Without the pictures, retype exactly the lines from the top of the entries below through the line that contains "color='black', markersize=12.5, zorder=3)".

-- START Exercise data --

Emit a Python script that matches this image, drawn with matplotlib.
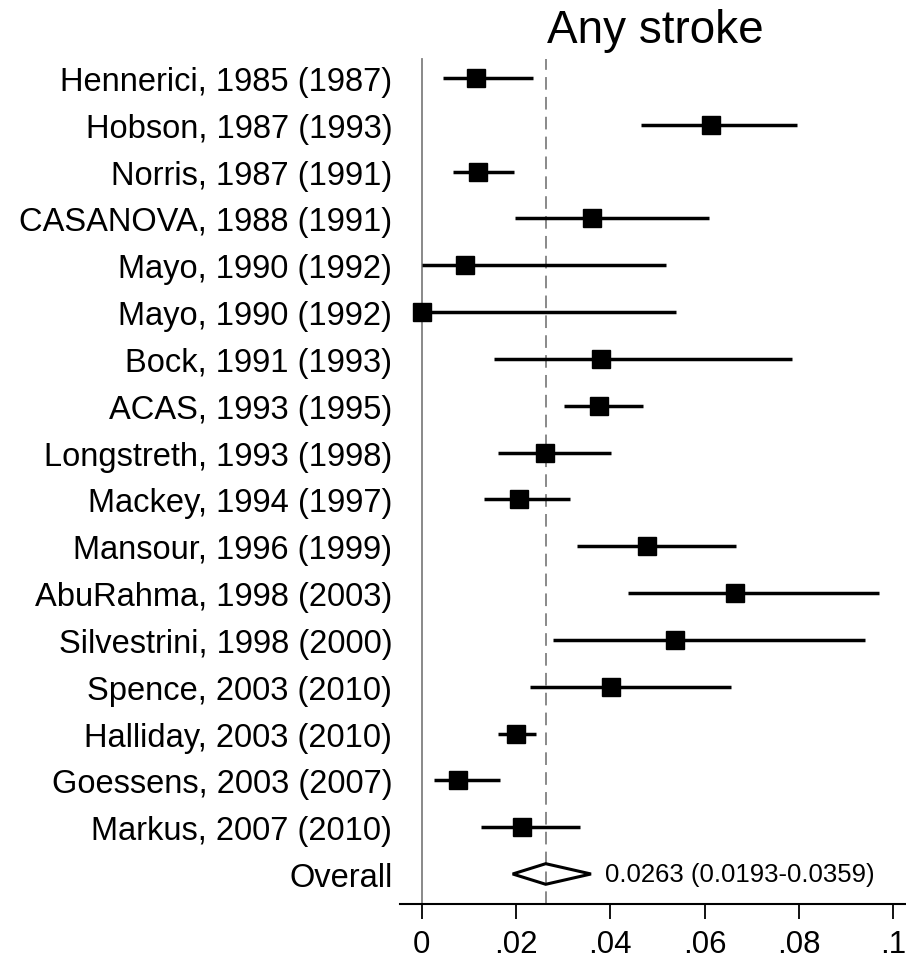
import numpy as np
import matplotlib
matplotlib.use("Agg")
import matplotlib.pyplot as plt
from matplotlib.patches import Polygon

plt.rcParams['font.family'] = ['Liberation Sans', 'DejaVu Sans']

# Study-level estimates (proportion with any stroke) and 95% CIs
studies = [
    "Hennerici, 1985 (1987)", "Hobson, 1987 (1993)", "Norris, 1987 (1991)",
    "CASANOVA, 1988 (1991)", "Mayo, 1990 (1992)", "Mayo, 1990 (1992)",
    "Bock, 1991 (1993)", "ACAS, 1993 (1995)", "Longstreth, 1993 (1998)",
    "Mackey, 1994 (1997)", "Mansour, 1996 (1999)", "AbuRahma, 1998 (2003)",
    "Silvestrini, 1998 (2000)", "Spence, 2003 (2010)", "Halliday, 2003 (2010)",
    "Goessens, 2003 (2007)", "Markus, 2007 (2010)",
]
est = [0.0115, 0.0613, 0.0119, 0.0361, 0.0092, 0.0000, 0.0380, 0.0377, 0.0261,
       0.0207, 0.0477, 0.0664, 0.0538, 0.0402, 0.0199, 0.0076, 0.0213]
lo = [0.0045, 0.0464, 0.0067, 0.0198, 0.0001, 0.0000, 0.0153, 0.0302, 0.0161,
      0.0132, 0.0330, 0.0438, 0.0278, 0.0230, 0.0161, 0.0027, 0.0126]
hi = [0.0236, 0.0796, 0.0196, 0.0610, 0.0518, 0.0539, 0.0786, 0.0469, 0.0401,
      0.0314, 0.0666, 0.0970, 0.0941, 0.0655, 0.0242, 0.0167, 0.0336]

pooled, pooled_lo, pooled_hi = 0.0263, 0.0193, 0.0359
xticks = [0, 0.02, 0.04, 0.06, 0.08, 0.1]
xtick_labels = ["0", ".02", ".04", ".06", ".08", ".1"]

n = len(studies)
ypos = np.arange(n, 0, -1)  # first study on top, overall at y = 0

fig = plt.figure(figsize=(9.06, 9.62), dpi=100)
ax = fig.add_axes([0.4415, 0.0593, 0.5585, 0.9407])

y_top = n + 0.41
ax.plot([0, 0], [-0.64, y_top], color='#808080', lw=1.3, zorder=1)
ax.plot([pooled, pooled], [-0.64, y_top], color='#808080', lw=1.3,
        dashes=(7, 4), zorder=1)

# CIs and point estimates
ax.hlines(ypos, lo, hi, color='black', lw=2.5, zorder=2)
ax.plot(est, ypos, 's', color='black', markersize=12.5, zorder=3)

# Pooled estimate diamond
h = 0.22
diamond = Polygon([[pooled_lo, 0], [pooled, h], [pooled_hi, 0], [pooled, -h]],
                  closed=True, facecolor='none', edgecolor='black', lw=2.2,
                  joinstyle='miter', zorder=3)
ax.add_patch(diamond)
ax.text(pooled_hi + 0.0030, 0, f"{pooled:.4f} ({pooled_lo:.4f}-{pooled_hi:.4f})",
        fontsize=18.5, va='center', ha='left')

ax.set_yticks(list(ypos) + [0])
ax.set_yticklabels(studies + ["Overall"], fontsize=23.5)
ax.tick_params(axis='y', length=0, pad=5.5)

ax.set_xticks(xticks)
ax.set_xticklabels(xtick_labels, fontsize=22.5)
ax.tick_params(axis='x', length=11, width=1.3, pad=7)

ax.set_xlim(-0.0046, 0.1027)
ax.set_ylim(-0.64, n + 79 / 46.8)

for sp in ['top', 'right', 'left']:
    ax.spines[sp].set_visible(False)
ax.spines['bottom'].set_linewidth(1.5)

ax.text(0.0495, n + 1.02, "Any stroke", fontsize=33, ha='center', va='center')

fig.savefig("out.png", dpi=100)
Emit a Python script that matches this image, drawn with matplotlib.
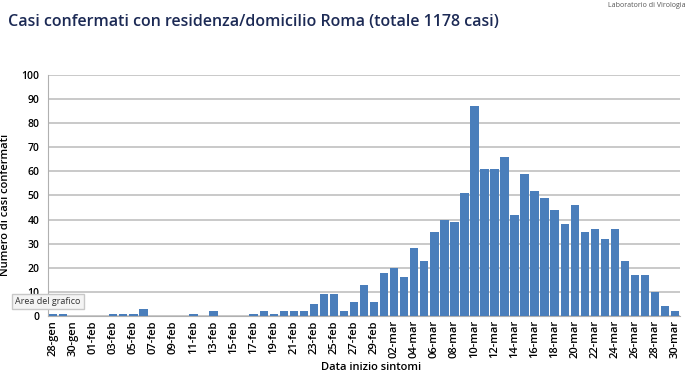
import matplotlib.pyplot as plt
import numpy as np

# Daily confirmed cases by symptom onset date, 28-gen .. 30-mar
jan_days = ["28-gen", "29-gen", "30-gen", "31-gen"]
feb_days = ["%02d-feb" % d for d in range(1, 30)]
mar_days = ["%02d-mar" % d for d in range(1, 31)]
dates = jan_days + feb_days + mar_days

jan_cases = [1, 1, 0, 0]
feb_cases = [0, 0, 1, 1, 1, 3, 0, 0, 0, 0,
             1, 0, 2, 0, 0, 0, 1, 2, 1, 2,
             2, 2, 5, 9, 9, 2, 6, 13, 6]
mar_cases = [18, 20, 16, 28, 23, 35, 40, 39, 51, 87,
             61, 61, 66, 42, 59, 52, 49, 44, 38, 46,
             35, 36, 32, 36, 23, 17, 17, 10, 4, 2]
cases = jan_cases + feb_cases + mar_cases

plt.rcParams['font.family'] = ['Open Sans', 'DejaVu Sans']

fig = plt.figure(figsize=(7, 3.74), dpi=100)
ax = fig.add_axes([0.0686, 0.155, 0.903, 0.645])

x = np.arange(len(dates))
ax.bar(x, cases, width=0.84, color="#4a7ebb", zorder=3)

ax.set_xlim(-0.5, len(dates) - 0.5)
ax.set_ylim(0, 100)
ax.set_yticks(range(0, 101, 10))
ax.yaxis.grid(True, color="#c0c0c0", linewidth=1.2, zorder=0)
ax.set_xticks(x[::2])
ax.set_xticklabels(dates[::2], rotation=90, fontsize=8, fontweight="semibold")
ax.tick_params(axis="y", labelsize=7.5, length=0, pad=6)
ax.tick_params(axis="x", length=0, pad=3)
for lab in ax.get_yticklabels():
    lab.set_fontweight("semibold")

for side in ["top", "right"]:
    ax.spines[side].set_visible(False)
ax.spines["left"].set_color("#b0b0b0")
ax.spines["bottom"].set_color("#b0b0b0")

ax.set_ylabel("Numero di casi confermati", fontsize=8, fontweight="semibold", labelpad=9)
ax.yaxis.set_label_coords(-0.058, 0.46)
fig.text(0.53, 0.003, "Data inizio sintomi", fontsize=8, fontweight="semibold",
         ha="center", va="bottom")

fig.text(0.012, 0.94, "Casi confermati con residenza/domicilio Roma (totale 1178 casi)",
         fontsize=11.5, fontweight="semibold", color="#1c2a55", ha="left", va="center")
fig.text(0.98, 0.995, "Laboratorio di Virologia", fontsize=5, color="#555555",
         ha="right", va="top")

fig.text(0.022, 0.193, "Area del grafico", fontsize=6.5, color="#333333",
         ha="left", va="center", zorder=10,
         bbox=dict(boxstyle="square,pad=0.35", facecolor="#f4f4f4", edgecolor="#c8c8c8"))

fig.savefig("out.png", dpi=100)
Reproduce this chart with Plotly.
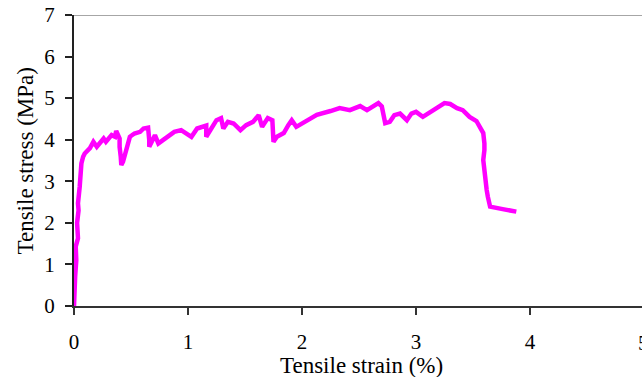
import plotly.graph_objects as go

strain = [0.0, 0.015, 0.01, 0.02, 0.015, 0.035, 0.027, 0.04, 0.035, 0.05, 0.056, 0.065, 0.08, 0.094,
          0.14, 0.17, 0.2, 0.23, 0.26, 0.28, 0.33, 0.36, 0.37, 0.4, 0.4, 0.41, 0.415, 0.43, 0.45,
          0.46, 0.49, 0.53, 0.58, 0.61, 0.65, 0.66, 0.66, 0.71, 0.74, 0.78, 0.84, 0.88, 0.94, 0.99,
          1.03, 1.08, 1.13, 1.16, 1.16, 1.21, 1.25, 1.29, 1.31, 1.35, 1.4, 1.46, 1.51, 1.57, 1.62,
          1.65, 1.70, 1.74, 1.75, 1.78, 1.84, 1.88, 1.91, 1.95, 2.03, 2.13, 2.25, 2.33, 2.42, 2.51,
          2.57, 2.67, 2.70, 2.73, 2.77, 2.81, 2.86, 2.92, 2.96, 3.0, 3.06, 3.15, 3.21, 3.25, 3.3,
          3.36, 3.41, 3.47, 3.53, 3.56, 3.59, 3.6, 3.6, 3.59, 3.6, 3.61, 3.62, 3.63, 3.64, 3.65,
          3.76, 3.82, 3.88]
stress = [0.0, 0.55, 0.7, 1.1, 1.43, 1.63, 2.0, 2.3, 2.47, 2.87, 3.11, 3.43, 3.59, 3.67,
          3.8, 3.95, 3.83, 3.92, 4.03, 3.95, 4.11, 4.07, 4.21, 4.03, 3.83, 3.59, 3.39, 3.47, 3.71,
          3.83, 4.07, 4.15, 4.19, 4.27, 4.29, 3.99, 3.83, 4.11, 3.91, 3.99, 4.11, 4.19, 4.23, 4.15,
          4.07, 4.27, 4.33, 4.34, 4.07, 4.31, 4.47, 4.52, 4.27, 4.43, 4.39, 4.23, 4.35, 4.43, 4.59,
          4.31, 4.52, 4.47, 3.95, 4.07, 4.16, 4.35, 4.47, 4.31, 4.43, 4.6, 4.69, 4.76, 4.71, 4.81,
          4.71, 4.88, 4.8, 4.4, 4.43, 4.59, 4.63, 4.47, 4.63, 4.67, 4.55, 4.71, 4.83, 4.88, 4.86,
          4.76, 4.71, 4.55, 4.45, 4.31, 4.16, 3.91, 3.75, 3.51, 3.2, 2.95, 2.79, 2.63, 2.48, 2.39,
          2.33, 2.3, 2.27]

x_ticks = [0, 1, 2, 3, 4]
y_ticks = [0, 1, 2, 3, 4, 5, 6, 7]
x_title = "Tensile strain (%)"
y_title = "Tensile stress (MPa)"

FONT = "Times New Roman"
X_MAX = 568 / 114.0

fig = go.Figure()
fig.add_trace(go.Scatter(x=strain, y=stress, mode="lines",
                         line=dict(color="#ff00ff", width=4.5), showlegend=False))

fig.update_layout(
    width=642, height=377,
    margin=dict(l=74, r=0, t=15, b=71),
    paper_bgcolor="white", plot_bgcolor="white",
    font=dict(family=FONT, size=21, color="black"),
    xaxis=dict(range=[0, X_MAX], tickvals=x_ticks, ticks="outside", ticklen=7, tickwidth=1.5,
               tickcolor="#333", showline=True, linecolor="#333", linewidth=2,
               showgrid=False, zeroline=False, automargin=False, ticklabelstandoff=9,
               tickfont=dict(family=FONT, size=21, color="black")),
    yaxis=dict(range=[0, 7], tickvals=y_ticks, ticks="outside", ticklen=7, tickwidth=1.5,
               tickcolor="#222", showline=True, linecolor="#222", linewidth=2,
               showgrid=False, zeroline=False, automargin=False, ticklabelstandoff=6,
               tickfont=dict(family=FONT, size=21, color="black")),
    shapes=[dict(type="line", xref="paper", yref="y", x0=0, x1=1, y0=7, y1=7,
                 line=dict(color="#a6a6a6", width=2))],
    annotations=[
        dict(text=x_title, xref="paper", yref="paper", x=(361.5 - 74) / 568, y=0,
             xanchor="center", yanchor="middle", yshift=-59, showarrow=False,
             font=dict(family=FONT, size=23, color="black")),
        dict(text=y_title, xref="paper", yref="paper", x=(25 - 74) / 568, y=(306 - 161.5) / 291,
             xanchor="center", yanchor="middle", textangle=-90, showarrow=False,
             font=dict(family=FONT, size=23, color="black")),
        dict(text="5", xref="paper", yref="paper", x=5 / X_MAX, y=0,
             xanchor="center", yanchor="top", yshift=-23, showarrow=False,
             font=dict(family=FONT, size=21, color="black")),
    ],
)

fig.write_html("out.html", config={"displayModeBar": False},
               post_script="document.body.style.margin='0';document.documentElement.style.overflow='hidden';")
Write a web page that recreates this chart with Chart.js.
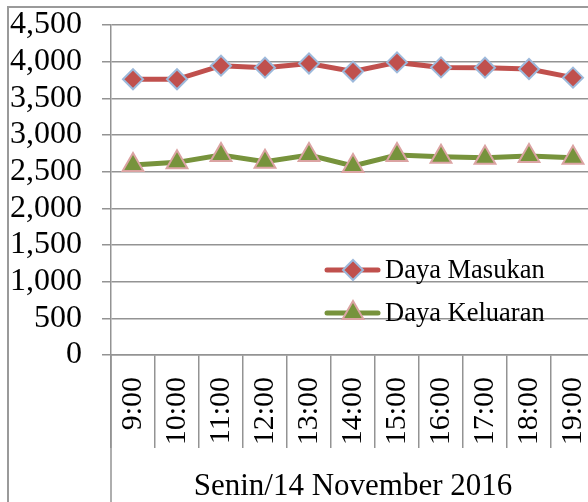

-- END Exercise data --

Correct output
Emit a Python script that matches this image, drawn with matplotlib.
import numpy as np
import matplotlib
matplotlib.use("Agg")
import matplotlib.pyplot as plt
from matplotlib.patches import Polygon

plt.rcParams['font.family'] = ['Liberation Sans', 'DejaVu Sans']

# Study-level estimates (proportion with any stroke) and 95% CIs
studies = [
    "Hennerici, 1985 (1987)", "Hobson, 1987 (1993)", "Norris, 1987 (1991)",
    "CASANOVA, 1988 (1991)", "Mayo, 1990 (1992)", "Mayo, 1990 (1992)",
    "Bock, 1991 (1993)", "ACAS, 1993 (1995)", "Longstreth, 1993 (1998)",
    "Mackey, 1994 (1997)", "Mansour, 1996 (1999)", "AbuRahma, 1998 (2003)",
    "Silvestrini, 1998 (2000)", "Spence, 2003 (2010)", "Halliday, 2003 (2010)",
    "Goessens, 2003 (2007)", "Markus, 2007 (2010)",
]
est = [0.0115, 0.0613, 0.0119, 0.0361, 0.0092, 0.0000, 0.0380, 0.0377, 0.0261,
       0.0207, 0.0477, 0.0664, 0.0538, 0.0402, 0.0199, 0.0076, 0.0213]
lo = [0.0045, 0.0464, 0.0067, 0.0198, 0.0001, 0.0000, 0.0153, 0.0302, 0.0161,
      0.0132, 0.0330, 0.0438, 0.0278, 0.0230, 0.0161, 0.0027, 0.0126]
hi = [0.0236, 0.0796, 0.0196, 0.0610, 0.0518, 0.0539, 0.0786, 0.0469, 0.0401,
      0.0314, 0.0666, 0.0970, 0.0941, 0.0655, 0.0242, 0.0167, 0.0336]

pooled, pooled_lo, pooled_hi = 0.0263, 0.0193, 0.0359
xticks = [0, 0.02, 0.04, 0.06, 0.08, 0.1]
xtick_labels = ["0", ".02", ".04", ".06", ".08", ".1"]

n = len(studies)
ypos = np.arange(n, 0, -1)  # first study on top, overall at y = 0

fig = plt.figure(figsize=(9.06, 9.62), dpi=100)
ax = fig.add_axes([0.4415, 0.0593, 0.5585, 0.9407])

y_top = n + 0.41
ax.plot([0, 0], [-0.64, y_top], color='#808080', lw=1.3, zorder=1)
ax.plot([pooled, pooled], [-0.64, y_top], color='#808080', lw=1.3,
        dashes=(7, 4), zorder=1)

# CIs and point estimates
ax.hlines(ypos, lo, hi, color='black', lw=2.5, zorder=2)
ax.plot(est, ypos, 's', color='black', markersize=12.5, zorder=3)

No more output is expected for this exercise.